No se sabe muy bien por qué, o yo al menos no he
acertado a descubrirlo, hay calles que conectan a uno con la vida. Asfaltos y
fachadas que desaparecen a la vez que el cuerpo para converger en un mismo
lugar; trazos, luces y sensaciones que se atrincheran en el refugio de lo
irracional. Supongo que muchas cosas influyen para que eso pase, además de los colores,
el brillo del sol y la forma de los edificios.

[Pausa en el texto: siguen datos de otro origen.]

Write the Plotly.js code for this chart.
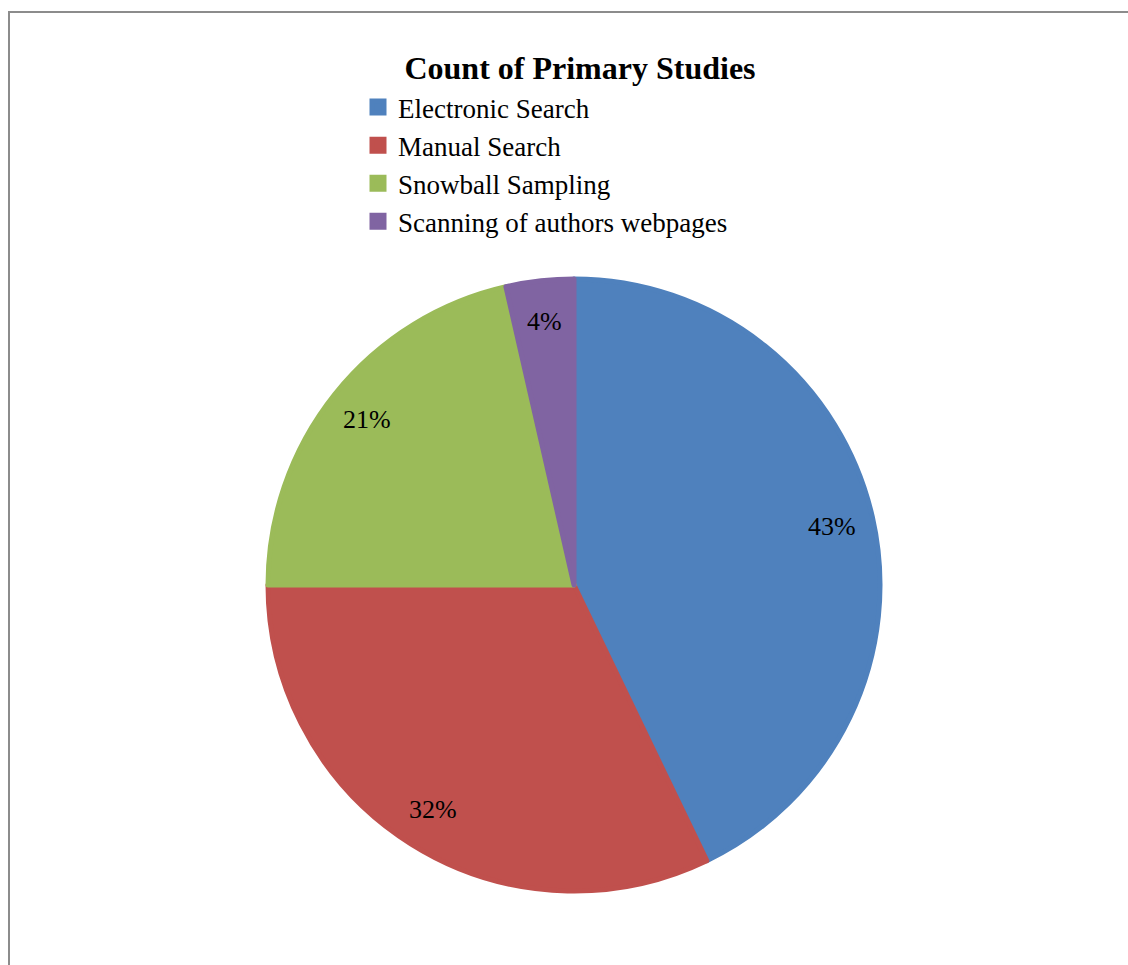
<!DOCTYPE html>
<html>
<head>
<meta charset="utf-8">
<script src="https://cdn.plot.ly/plotly-3.0.1.min.js"></script>
<style>
  html, body { margin: 0; padding: 0; background: #fff; overflow: hidden; }
  #frame { position: absolute; left: 8px; top: 11px; width: 1200px; height: 1000px;
           border-left: 2px solid #8c8c8c; border-top: 2px solid #8c8c8c; }
  #chart { position: absolute; left: 0; top: 0; width: 1128px; height: 965px; }
</style>
</head>
<body>
<div id="frame"></div>
<div id="chart"></div>
<script>
// Primary studies found through each search strategy
const sources = ["Electronic Search", "Manual Search", "Snowball Sampling", "Scanning of authors webpages"];
const studyCounts = [24, 18, 12, 2];
const sliceColors = ["#4F81BD", "#C0504D", "#9BBB59", "#8064A2"];

const W = 1128, H = 965;
const SERIF = "Liberation Serif, Times New Roman, serif";
const cx = 574, cy = 585, R = 306;   // pie centre and radius in pixels (edge stroke adds ~2px)
const labelRadius = 0.865 * R;

const total = studyCounts.reduce((a, b) => a + b, 0);

// Percentage labels placed at the middle angle of each slice (clockwise from 12 o'clock)
const annotations = [];
let cum = 0;
studyCounts.forEach((v) => {
  const mid = (cum + v / 2) / total * 2 * Math.PI;
  cum += v;
  const px = cx + labelRadius * Math.sin(mid);
  const py = cy - labelRadius * Math.cos(mid);
  annotations.push({
    xref: "paper", yref: "paper",
    x: px / W, y: 1 - py / H,
    xanchor: "center", yanchor: "middle",
    showarrow: false,
    text: Math.round(v / total * 100) + "%",
    font: { family: SERIF, size: 26, color: "#000" }
  });
});

const trace = {
  type: "pie",
  labels: sources,
  values: studyCounts,
  sort: false,
  direction: "clockwise",
  rotation: 0,
  // edge drawn in the slice's own colour so the legend swatches come out larger
  marker: { colors: sliceColors, line: { color: sliceColors, width: 5 } },
  textinfo: "none",
  hoverinfo: "label+percent",
  domain: { x: [(cx - R) / W, (cx + R) / W], y: [1 - (cy + R) / H, 1 - (cy - R) / H] }
};

const layout = {
  width: W, height: H,
  margin: { l: 0, r: 0, t: 0, b: 0 },
  paper_bgcolor: "rgba(0,0,0,0)",
  plot_bgcolor: "rgba(0,0,0,0)",
  font: { family: SERIF, color: "#000" },
  title: {
    text: "<b>Count of Primary Studies</b>",
    font: { family: SERIF, size: 32, color: "#000" },
    xref: "paper", yref: "container",
    x: 580 / W, xanchor: "center",
    y: 1 - 68 / H, yanchor: "middle"
  },
  showlegend: true,
  legend: {
    x: 358 / W, y: 1 - 83 / H, xanchor: "left", yanchor: "top",
    font: { family: SERIF, size: 27, color: "#000" },
    bgcolor: "rgba(0,0,0,0)",
    itemwidth: 30,
    tracegroupgap: 0
  },
  annotations: annotations
};

Plotly.newPlot("chart", [trace], layout, { displayModeBar: false, staticPlot: true });
</script>
</body>
</html>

Por eso son pocas las calles que logran
quedarse en la retina. De hecho, creo que en mi lista solo hay dos, además de
un camino. Bonanova y la calle Larga. Y tengo fortuna: por la primera paso cada día, lo cual hace mi
rutina más cálida; la segunda me atraviesa unas pocas veces al año, con lo que
gozo de la exclusividad de lo ocasional.
A estas dos calles las separan mil kilómetros y, sin
embargo, cuando estoy en una de ellas puedo perfectamente sentir el latido de
la otra. En realidad, tiene sentido: esas dos calles representan los dos
principales bastiones de mi mundo. La gran ciudad y el más remoto agro.

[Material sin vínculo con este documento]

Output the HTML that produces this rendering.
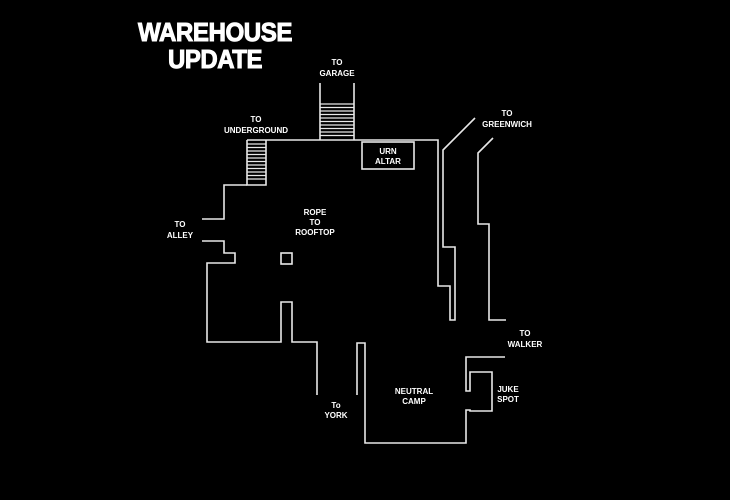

Bonanova y la calle Larga. Un lugar cosmopolita, que pretende abrazarse a la
cultura y la educación para superarlo todo, y la antítesis del progreso, el
último bastión de una España del siglo XIX que ha muerto en toda parte excepto
allí.
En cierto modo, esta paradoja tiene una vertiente
realmente divertida. Voy por Bonanova pensando en aprender a jugar al tute para unirme a la mesa de los jubilados en verano y ando por la calle Larga
acordándome de un cartelito de gastrosandwichería. Poca gente en mi pueblo sabe
lo que es un sándwich y casi nadie en Bonanova ha oído hablar del tute.